Author Sherman Alexie (Spokane/Coeur d'Alene), who is based in Seattle, has written essays about the collaboration on this book.

==Reception==

When the book was first published, audiences found the novel's style awkward. Mourning Dove was accused by one US Indian agent of falsely claiming that she had written the novel. After receiving assurances McWhorter wrote to him strongly supporting Mourning Dove's authorship, the agent recanted his statements. Over her lifetime, Mourning Dove gained both notoriety and respect as an author. It was not until the late 20th century that Cogewea gained scholarly attention, following a revival of interest in women's and indigenous people's works.
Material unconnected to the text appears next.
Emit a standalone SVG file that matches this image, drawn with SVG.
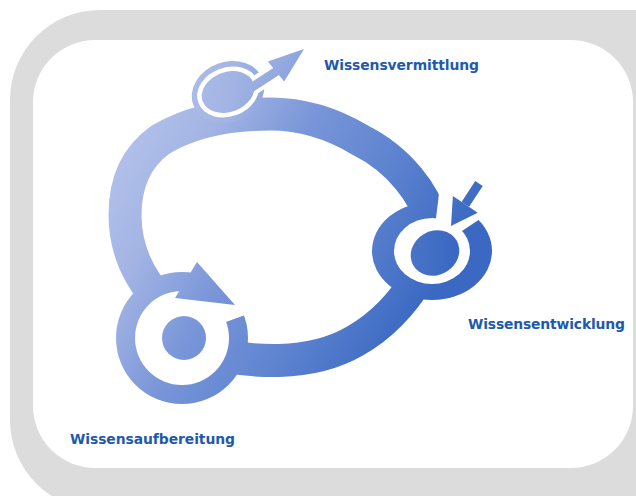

Since that time, scholarship has focused on the infusion in Cogewea of Western tropes with Native American storytelling. In the novel, Alfred Densmore attempts to steal land and money he believes Cogewea possesses (she doesn't), and ends up abusing her when he finds out she is poor. Scholars agree that this plot line is a re-writing of the Silyx Okanagan oral story of Chipmunk and Owl Woman, where Owl Woman is the devourer and Chipmunk barely survives her encounter. Chipmunk is the meaning of Cogewea's name (Okanagan q̓ʷəq̓ʷc̓wíyaʔ). Jeannette Armstrong, a First Nations woman who claims to be a grand-niece of Mourning Dove, says that the author had a "masterful knowledge of what Okanagan oral story is and how it works".

Recent scholarship has also recognized the novel as a work of Indigenous empowerment.